═══ Source excerpt ═══
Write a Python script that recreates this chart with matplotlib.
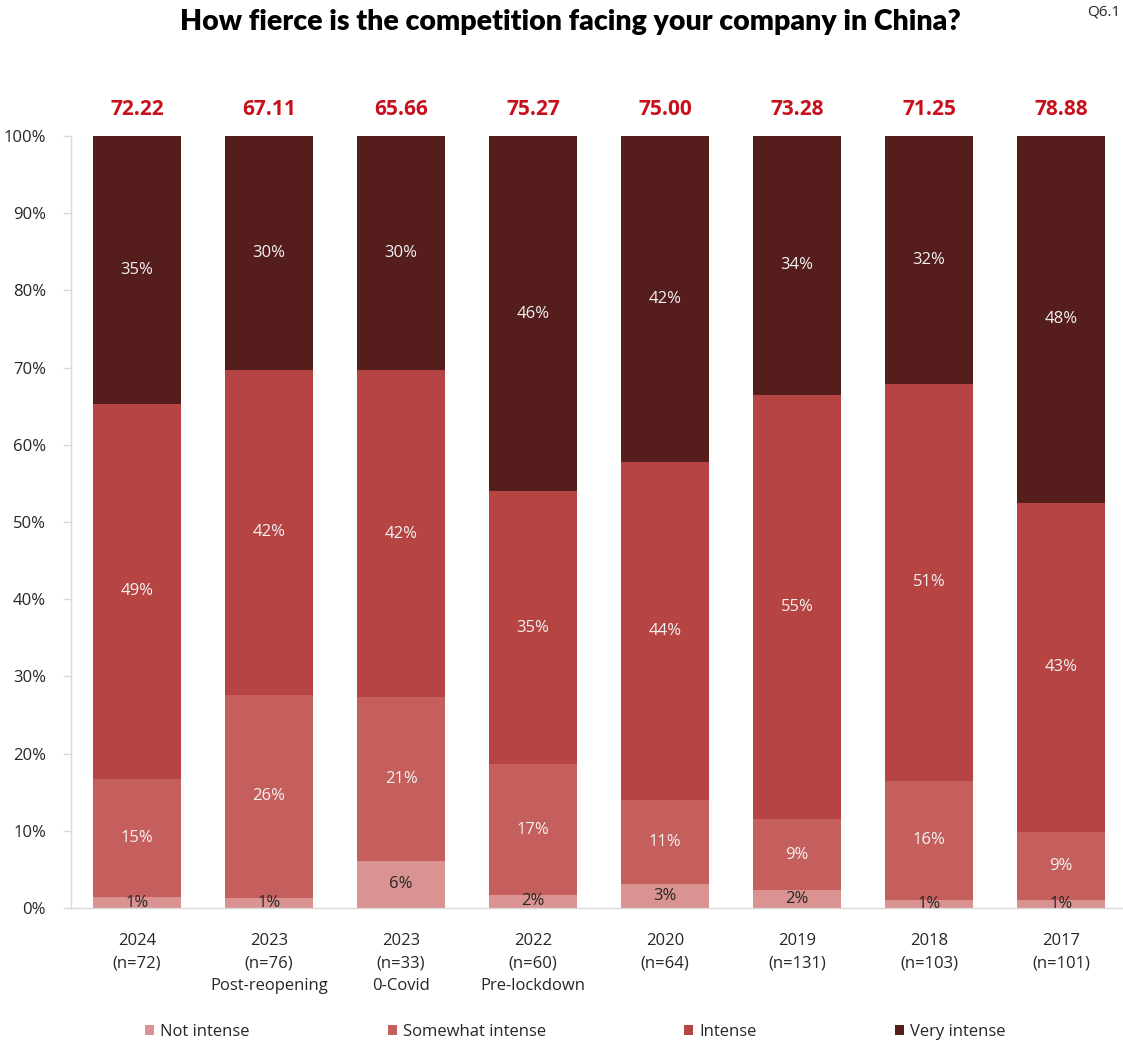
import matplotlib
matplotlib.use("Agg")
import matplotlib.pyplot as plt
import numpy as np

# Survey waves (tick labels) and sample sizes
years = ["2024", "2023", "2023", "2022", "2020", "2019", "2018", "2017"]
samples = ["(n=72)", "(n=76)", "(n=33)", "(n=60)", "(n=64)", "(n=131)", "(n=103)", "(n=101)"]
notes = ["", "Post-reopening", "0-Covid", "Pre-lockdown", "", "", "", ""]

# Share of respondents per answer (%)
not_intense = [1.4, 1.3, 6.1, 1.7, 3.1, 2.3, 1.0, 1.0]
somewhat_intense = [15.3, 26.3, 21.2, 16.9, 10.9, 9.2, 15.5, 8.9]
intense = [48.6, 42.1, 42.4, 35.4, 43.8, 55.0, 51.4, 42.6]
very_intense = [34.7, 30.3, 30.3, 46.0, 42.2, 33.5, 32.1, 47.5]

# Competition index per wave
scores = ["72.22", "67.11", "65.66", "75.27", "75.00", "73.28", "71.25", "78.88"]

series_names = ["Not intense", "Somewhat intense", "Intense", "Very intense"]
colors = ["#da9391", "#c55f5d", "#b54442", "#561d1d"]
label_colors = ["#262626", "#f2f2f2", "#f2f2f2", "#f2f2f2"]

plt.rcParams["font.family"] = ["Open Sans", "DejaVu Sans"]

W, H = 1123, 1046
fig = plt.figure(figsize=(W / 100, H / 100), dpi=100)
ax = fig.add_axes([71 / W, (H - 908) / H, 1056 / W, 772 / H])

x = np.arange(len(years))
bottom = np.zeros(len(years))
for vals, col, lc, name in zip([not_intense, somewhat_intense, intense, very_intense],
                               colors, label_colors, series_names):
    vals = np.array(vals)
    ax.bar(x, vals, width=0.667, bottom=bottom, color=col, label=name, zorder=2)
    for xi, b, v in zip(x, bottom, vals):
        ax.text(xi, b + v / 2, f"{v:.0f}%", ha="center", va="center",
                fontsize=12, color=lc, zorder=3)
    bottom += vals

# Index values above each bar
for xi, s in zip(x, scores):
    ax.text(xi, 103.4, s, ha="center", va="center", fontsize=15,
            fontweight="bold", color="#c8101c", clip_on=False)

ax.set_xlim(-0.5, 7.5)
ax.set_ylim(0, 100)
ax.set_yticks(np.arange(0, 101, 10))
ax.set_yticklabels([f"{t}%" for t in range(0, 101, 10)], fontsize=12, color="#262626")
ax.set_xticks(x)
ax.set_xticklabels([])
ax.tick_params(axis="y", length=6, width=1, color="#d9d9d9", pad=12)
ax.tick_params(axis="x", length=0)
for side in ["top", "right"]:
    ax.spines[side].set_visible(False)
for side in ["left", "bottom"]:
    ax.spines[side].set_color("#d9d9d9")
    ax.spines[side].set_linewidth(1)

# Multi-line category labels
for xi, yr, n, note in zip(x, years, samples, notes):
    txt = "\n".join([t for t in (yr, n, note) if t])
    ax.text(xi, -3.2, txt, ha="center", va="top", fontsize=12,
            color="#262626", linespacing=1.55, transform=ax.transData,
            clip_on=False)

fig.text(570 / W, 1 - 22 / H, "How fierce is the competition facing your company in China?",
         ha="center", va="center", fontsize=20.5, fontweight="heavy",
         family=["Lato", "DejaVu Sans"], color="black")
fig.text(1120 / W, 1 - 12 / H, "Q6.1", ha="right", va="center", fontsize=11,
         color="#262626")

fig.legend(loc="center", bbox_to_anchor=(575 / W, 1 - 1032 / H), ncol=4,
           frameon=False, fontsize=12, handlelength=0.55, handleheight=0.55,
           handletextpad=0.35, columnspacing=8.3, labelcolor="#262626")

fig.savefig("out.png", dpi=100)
═══
Exercise: Leave out any pictures, please, and quote only the lines from the top of the data through the line that contains "ax = fig.add_axes([71".

Solution for this problem:
Write a Python script that recreates this chart with matplotlib.
import matplotlib
matplotlib.use("Agg")
import matplotlib.pyplot as plt
import numpy as np

# Survey waves (tick labels) and sample sizes
years = ["2024", "2023", "2023", "2022", "2020", "2019", "2018", "2017"]
samples = ["(n=72)", "(n=76)", "(n=33)", "(n=60)", "(n=64)", "(n=131)", "(n=103)", "(n=101)"]
notes = ["", "Post-reopening", "0-Covid", "Pre-lockdown", "", "", "", ""]

# Share of respondents per answer (%)
not_intense = [1.4, 1.3, 6.1, 1.7, 3.1, 2.3, 1.0, 1.0]
somewhat_intense = [15.3, 26.3, 21.2, 16.9, 10.9, 9.2, 15.5, 8.9]
intense = [48.6, 42.1, 42.4, 35.4, 43.8, 55.0, 51.4, 42.6]
very_intense = [34.7, 30.3, 30.3, 46.0, 42.2, 33.5, 32.1, 47.5]

# Competition index per wave
scores = ["72.22", "67.11", "65.66", "75.27", "75.00", "73.28", "71.25", "78.88"]

series_names = ["Not intense", "Somewhat intense", "Intense", "Very intense"]
colors = ["#da9391", "#c55f5d", "#b54442", "#561d1d"]
label_colors = ["#262626", "#f2f2f2", "#f2f2f2", "#f2f2f2"]

plt.rcParams["font.family"] = ["Open Sans", "DejaVu Sans"]

W, H = 1123, 1046
fig = plt.figure(figsize=(W / 100, H / 100), dpi=100)
ax = fig.add_axes([71 / W, (H - 908) / H, 1056 / W, 772 / H])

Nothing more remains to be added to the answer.